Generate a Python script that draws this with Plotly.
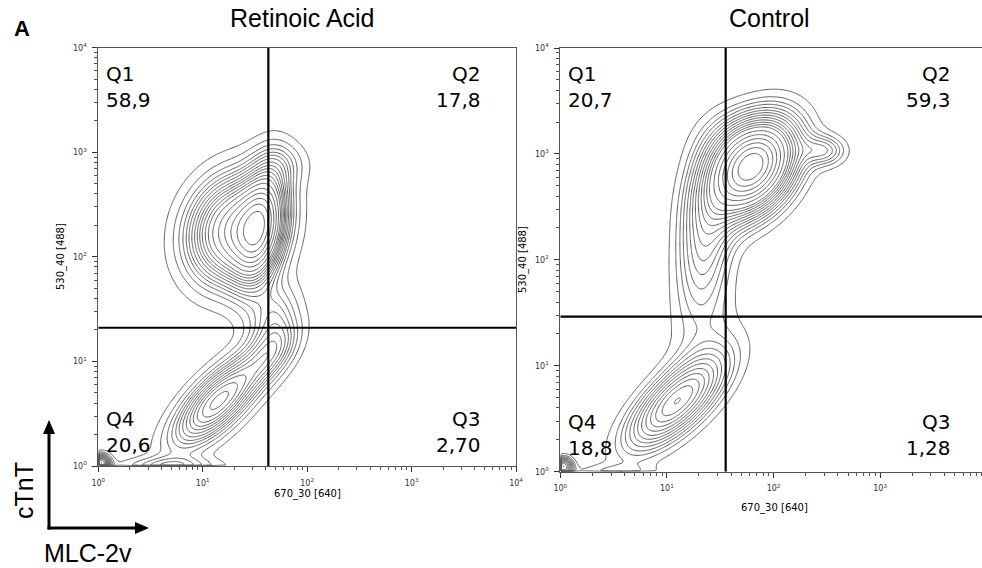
import numpy as np
import plotly.graph_objects as go

# ---- sample populations, in decades (log10 of channel intensity) ----
# Retinoic acid: centre x, centre y, sd x, sd y, correlation, weight
ra_cx = [1.30, 1.56, 1.78, 1.68, 1.15, 1.68, 0.03, 0.70]
ra_cy = [2.26, 2.30, 2.90, 1.45, 0.62, 1.10, 0.03, 0.00]
ra_sx = [0.30, 0.16, 0.18, 0.17, 0.31, 0.18, 0.06, 0.35]
ra_sy = [0.35, 0.39, 0.15, 0.20, 0.31, 0.20, 0.06, 0.06]
ra_rho = [0.15, 0.35, 0.00, 0.30, 0.72, 0.50, 0.00, 0.00]
ra_w = [0.42, 0.18, 0.015, 0.035, 0.20, 0.04, 0.01, 0.02]

# Control
ct_cx = [1.80, 1.62, 1.35, 2.48, 1.08, 1.35, 0.03, 0.50]
ct_cy = [2.87, 3.07, 2.18, 3.03, 0.65, 1.30, 0.05, 0.00]
ct_sx = [0.27, 0.25, 0.18, 0.14, 0.31, 0.26, 0.06, 0.30]
ct_sy = [0.30, 0.25, 0.45, 0.10, 0.30, 0.40, 0.06, 0.05]
ct_rho = [0.35, 0.00, 0.20, 0.00, 0.70, 0.20, 0.00, 0.00]
ct_w = [0.44, 0.04, 0.11, 0.015, 0.18, 0.04, 0.008, 0.006]

# quadrant gates (channel units) and quadrant frequencies (%)
ra_gate = (42.5, 21.0)
ct_gate = (35.6, 29.1)
ra_quads = {"Q1": "58,9", "Q2": "17,8", "Q3": "2,70", "Q4": "20,6"}
ct_quads = {"Q1": "20,7", "Q2": "59,3", "Q3": "1,28", "Q4": "18,8"}

decades = [0, 1, 2, 3, 4]
tick_vals = [10 ** d for d in decades]
tick_text = [f"10<sup>{d}</sup>" for d in decades]

W, H = 982, 568
GRID = np.linspace(0.0, 4.0, 401)


def density(cx, cy, sx, sy, rho, w):
    X, Y = np.meshgrid(GRID, GRID)
    D = np.zeros_like(X)
    for a, b, s, t, r, k in zip(cx, cy, sx, sy, rho, w):
        dx = (X - a) / s
        dy = (Y - b) / t
        q = (dx * dx - 2 * r * dx * dy + dy * dy) / (1 - r * r)
        D += k / (2 * np.pi * s * t * np.sqrt(1 - r * r)) * np.exp(-q / 2)
    # events beyond the axis limits pile up at the edge
    D[0, :] = 0
    D[:, 0] = 0
    return D


def equal_probability(D):
    flat = D.ravel()
    order = np.argsort(-flat)
    cum = np.cumsum(flat[order])
    cum /= cum[-1]
    z = np.empty_like(flat)
    z[order] = cum
    return z.reshape(D.shape)


def contour_trace(D, xa, ya):
    return go.Contour(
        x=10 ** GRID, y=10 ** GRID, z=equal_probability(D),
        xaxis=xa, yaxis=ya,
        contours=dict(coloring="lines", start=0.05, end=0.95, size=0.05),
        colorscale=[[0, "#5e5e5e"], [1, "#5e5e5e"]],
        line=dict(width=1), showscale=False, hoverinfo="skip",
    )


def gate_traces(gate, xa, ya):
    gx, gy = gate
    style = dict(mode="lines", line=dict(color="black", width=2.2),
                 xaxis=xa, yaxis=ya, hoverinfo="skip", showlegend=False)
    return [go.Scatter(x=[gx, gx], y=[1, 1e4], **style),
            go.Scatter(x=[1, 1e4], y=[gy, gy], **style)]


fig = go.Figure()
fig.add_trace(contour_trace(density(ra_cx, ra_cy, ra_sx, ra_sy, ra_rho, ra_w), "x", "y"))
fig.add_trace(contour_trace(density(ct_cx, ct_cy, ct_sx, ct_sy, ct_rho, ct_w), "x2", "y2"))
for t in gate_traces(ra_gate, "x", "y") + gate_traces(ct_gate, "x2", "y2"):
    fig.add_trace(t)

tickfont = dict(family="DejaVu Sans", size=8, color="#333")
axis_common = dict(
    type="log", tickmode="array", tickvals=tick_vals, ticktext=tick_text,
    ticks="outside", ticklen=5, tickwidth=1.3, tickcolor="#333",
    minor=dict(ticks="outside", ticklen=3, dtick="D1", tickcolor="#555"),
    showline=True, linecolor="#555", linewidth=1, mirror=True,
    showgrid=False, zeroline=False, tickfont=tickfont, automargin=False,
    ticklabelstandoff=4,
)


def px_x(p):
    return p / W


def px_y(p):
    return (H - p) / H


fig.update_layout(
    xaxis=dict(axis_common, range=[0, 4], domain=[px_x(98.3), px_x(516)], anchor="y"),
    yaxis=dict(axis_common, range=[0, 4], domain=[px_y(466), px_y(47.7)], anchor="x"),
    xaxis2=dict(axis_common, range=[0, (W - 560.3) / 106.6], domain=[px_x(560.3), 1.0], anchor="y2"),
    yaxis2=dict(axis_common, range=[0, 4], domain=[px_y(471.7), px_y(48)], anchor="x2"),
)

ann = []


def text(x, y, s, size, xanchor="center", yanchor="middle", angle=0, family="Liberation Sans",
         align="left", bold=False):
    if bold:
        s = f"<b>{s}</b>"
    ann.append(dict(x=px_x(x), y=px_y(y), xref="paper", yref="paper", text=s, showarrow=False,
                    xanchor=xanchor, yanchor=yanchor, textangle=angle, align=align,
                    font=dict(family=family, size=size, color="black")))


text(12, 29, "A", 22, xanchor="left", bold=True)
text(302, 18, "Retinoic Acid", 25)
text(769, 18, "Control", 25)

qfont = "DejaVu Sans"
for quads, left, right, top_y, low_y in [
    (ra_quads, 104, 483, 60, 405),
    (ct_quads, 566, 953, 60, 408),
]:
    text(left, top_y, f"Q1<br>{quads['Q1']}", 20, "left", "top", family=qfont)
    text(right, top_y, f"Q2<br>{quads['Q2']}", 20, "right", "top", family=qfont, align="right")
    text(left, low_y, f"Q4<br>{quads['Q4']}", 20, "left", "top", family=qfont)
    text(right, low_y, f"Q3<br>{quads['Q3']}", 20, "right", "top", family=qfont, align="right")

for xc, yc in [(307, 494), (774, 508)]:
    text(xc, yc, "670_30 [640]", 10, family="DejaVu Sans")
for xc, yc in [(61, 257), (523, 260)]:
    text(xc, yc, "530_40 [488]", 10, angle=-90, family="DejaVu Sans")

text(24, 491, "cTnT", 25, angle=-90)
text(88, 553, "MLC-2v", 25)

# marker-axis arrows
ox, oy = 49, 528
shapes = [
    dict(type="line", xref="paper", yref="paper", x0=px_x(ox), y0=px_y(oy + 1.5),
         x1=px_x(ox), y1=px_y(432), line=dict(color="black", width=3)),
    dict(type="line", xref="paper", yref="paper", x0=px_x(ox - 1.5), y0=px_y(oy),
         x1=px_x(137), y1=px_y(oy), line=dict(color="black", width=3)),
    dict(type="path", xref="paper", yref="paper",
         path=f"M {px_x(ox - 6)} {px_y(434)} L {px_x(ox)} {px_y(420)} L {px_x(ox + 6)} {px_y(434)} Z",
         fillcolor="black", line=dict(width=0)),
    dict(type="path", xref="paper", yref="paper",
         path=f"M {px_x(135)} {px_y(oy - 6)} L {px_x(149)} {px_y(oy)} L {px_x(135)} {px_y(oy + 6)} Z",
         fillcolor="black", line=dict(width=0)),
]

fig.update_layout(
    width=W, height=H, autosize=False,
    margin=dict(l=0, r=0, t=0, b=0, autoexpand=False),
    paper_bgcolor="white", plot_bgcolor="white",
    showlegend=False, annotations=ann, shapes=shapes,
)

fig.write_html("out.html")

• _DIRECTION_
Without the pictures, transcribe the listing above exactly.

• _SOLUTION FOR THIS EXERCISE_
Generate a Python script that draws this with Plotly.
import numpy as np
import plotly.graph_objects as go

# ---- sample populations, in decades (log10 of channel intensity) ----
# Retinoic acid: centre x, centre y, sd x, sd y, correlation, weight
ra_cx = [1.30, 1.56, 1.78, 1.68, 1.15, 1.68, 0.03, 0.70]
ra_cy = [2.26, 2.30, 2.90, 1.45, 0.62, 1.10, 0.03, 0.00]
ra_sx = [0.30, 0.16, 0.18, 0.17, 0.31, 0.18, 0.06, 0.35]
ra_sy = [0.35, 0.39, 0.15, 0.20, 0.31, 0.20, 0.06, 0.06]
ra_rho = [0.15, 0.35, 0.00, 0.30, 0.72, 0.50, 0.00, 0.00]
ra_w = [0.42, 0.18, 0.015, 0.035, 0.20, 0.04, 0.01, 0.02]

# Control
ct_cx = [1.80, 1.62, 1.35, 2.48, 1.08, 1.35, 0.03, 0.50]
ct_cy = [2.87, 3.07, 2.18, 3.03, 0.65, 1.30, 0.05, 0.00]
ct_sx = [0.27, 0.25, 0.18, 0.14, 0.31, 0.26, 0.06, 0.30]
ct_sy = [0.30, 0.25, 0.45, 0.10, 0.30, 0.40, 0.06, 0.05]
ct_rho = [0.35, 0.00, 0.20, 0.00, 0.70, 0.20, 0.00, 0.00]
ct_w = [0.44, 0.04, 0.11, 0.015, 0.18, 0.04, 0.008, 0.006]

# quadrant gates (channel units) and quadrant frequencies (%)
ra_gate = (42.5, 21.0)
ct_gate = (35.6, 29.1)
ra_quads = {"Q1": "58,9", "Q2": "17,8", "Q3": "2,70", "Q4": "20,6"}
ct_quads = {"Q1": "20,7", "Q2": "59,3", "Q3": "1,28", "Q4": "18,8"}

decades = [0, 1, 2, 3, 4]
tick_vals = [10 ** d for d in decades]
tick_text = [f"10<sup>{d}</sup>" for d in decades]

W, H = 982, 568
GRID = np.linspace(0.0, 4.0, 401)


def density(cx, cy, sx, sy, rho, w):
    X, Y = np.meshgrid(GRID, GRID)
    D = np.zeros_like(X)
    for a, b, s, t, r, k in zip(cx, cy, sx, sy, rho, w):
        dx = (X - a) / s
        dy = (Y - b) / t
        q = (dx * dx - 2 * r * dx * dy + dy * dy) / (1 - r * r)
        D += k / (2 * np.pi * s * t * np.sqrt(1 - r * r)) * np.exp(-q / 2)
    # events beyond the axis limits pile up at the edge
    D[0, :] = 0
    D[:, 0] = 0
    return D


def equal_probability(D):
    flat = D.ravel()
    order = np.argsort(-flat)
    cum = np.cumsum(flat[order])
    cum /= cum[-1]
    z = np.empty_like(flat)
    z[order] = cum
    return z.reshape(D.shape)


def contour_trace(D, xa, ya):
    return go.Contour(
        x=10 ** GRID, y=10 ** GRID, z=equal_probability(D),
        xaxis=xa, yaxis=ya,
        contours=dict(coloring="lines", start=0.05, end=0.95, size=0.05),
        colorscale=[[0, "#5e5e5e"], [1, "#5e5e5e"]],
        line=dict(width=1), showscale=False, hoverinfo="skip",
    )


def gate_traces(gate, xa, ya):
    gx, gy = gate
    style = dict(mode="lines", line=dict(color="black", width=2.2),
                 xaxis=xa, yaxis=ya, hoverinfo="skip", showlegend=False)
    return [go.Scatter(x=[gx, gx], y=[1, 1e4], **style),
            go.Scatter(x=[1, 1e4], y=[gy, gy], **style)]


fig = go.Figure()
fig.add_trace(contour_trace(density(ra_cx, ra_cy, ra_sx, ra_sy, ra_rho, ra_w), "x", "y"))
fig.add_trace(contour_trace(density(ct_cx, ct_cy, ct_sx, ct_sy, ct_rho, ct_w), "x2", "y2"))
for t in gate_traces(ra_gate, "x", "y") + gate_traces(ct_gate, "x2", "y2"):
    fig.add_trace(t)

tickfont = dict(family="DejaVu Sans", size=8, color="#333")
axis_common = dict(
    type="log", tickmode="array", tickvals=tick_vals, ticktext=tick_text,
    ticks="outside", ticklen=5, tickwidth=1.3, tickcolor="#333",
    minor=dict(ticks="outside", ticklen=3, dtick="D1", tickcolor="#555"),
    showline=True, linecolor="#555", linewidth=1, mirror=True,
    showgrid=False, zeroline=False, tickfont=tickfont, automargin=False,
    ticklabelstandoff=4,
)


def px_x(p):
    return p / W


def px_y(p):
    return (H - p) / H


fig.update_layout(
    xaxis=dict(axis_common, range=[0, 4], domain=[px_x(98.3), px_x(516)], anchor="y"),
    yaxis=dict(axis_common, range=[0, 4], domain=[px_y(466), px_y(47.7)], anchor="x"),
    xaxis2=dict(axis_common, range=[0, (W - 560.3) / 106.6], domain=[px_x(560.3), 1.0], anchor="y2"),
    yaxis2=dict(axis_common, range=[0, 4], domain=[px_y(471.7), px_y(48)], anchor="x2"),
)

ann = []


def text(x, y, s, size, xanchor="center", yanchor="middle", angle=0, family="Liberation Sans",
         align="left", bold=False):
    if bold:
        s = f"<b>{s}</b>"
    ann.append(dict(x=px_x(x), y=px_y(y), xref="paper", yref="paper", text=s, showarrow=False,
                    xanchor=xanchor, yanchor=yanchor, textangle=angle, align=align,
                    font=dict(family=family, size=size, color="black")))


text(12, 29, "A", 22, xanchor="left", bold=True)
text(302, 18, "Retinoic Acid", 25)
text(769, 18, "Control", 25)

qfont = "DejaVu Sans"
for quads, left, right, top_y, low_y in [
    (ra_quads, 104, 483, 60, 405),
    (ct_quads, 566, 953, 60, 408),
]:
    text(left, top_y, f"Q1<br>{quads['Q1']}", 20, "left", "top", family=qfont)
    text(right, top_y, f"Q2<br>{quads['Q2']}", 20, "right", "top", family=qfont, align="right")
    text(left, low_y, f"Q4<br>{quads['Q4']}", 20, "left", "top", family=qfont)
    text(right, low_y, f"Q3<br>{quads['Q3']}", 20, "right", "top", family=qfont, align="right")

for xc, yc in [(307, 494), (774, 508)]:
    text(xc, yc, "670_30 [640]", 10, family="DejaVu Sans")
for xc, yc in [(61, 257), (523, 260)]:
    text(xc, yc, "530_40 [488]", 10, angle=-90, family="DejaVu Sans")

text(24, 491, "cTnT", 25, angle=-90)
text(88, 553, "MLC-2v", 25)

# marker-axis arrows
ox, oy = 49, 528
shapes = [
    dict(type="line", xref="paper", yref="paper", x0=px_x(ox), y0=px_y(oy + 1.5),
         x1=px_x(ox), y1=px_y(432), line=dict(color="black", width=3)),
    dict(type="line", xref="paper", yref="paper", x0=px_x(ox - 1.5), y0=px_y(oy),
         x1=px_x(137), y1=px_y(oy), line=dict(color="black", width=3)),
    dict(type="path", xref="paper", yref="paper",
         path=f"M {px_x(ox - 6)} {px_y(434)} L {px_x(ox)} {px_y(420)} L {px_x(ox + 6)} {px_y(434)} Z",
         fillcolor="black", line=dict(width=0)),
    dict(type="path", xref="paper", yref="paper",
         path=f"M {px_x(135)} {px_y(oy - 6)} L {px_x(149)} {px_y(oy)} L {px_x(135)} {px_y(oy + 6)} Z",
         fillcolor="black", line=dict(width=0)),
]

fig.update_layout(
    width=W, height=H, autosize=False,
    margin=dict(l=0, r=0, t=0, b=0, autoexpand=False),
    paper_bgcolor="white", plot_bgcolor="white",
    showlegend=False, annotations=ann, shapes=shapes,
)

fig.write_html("out.html")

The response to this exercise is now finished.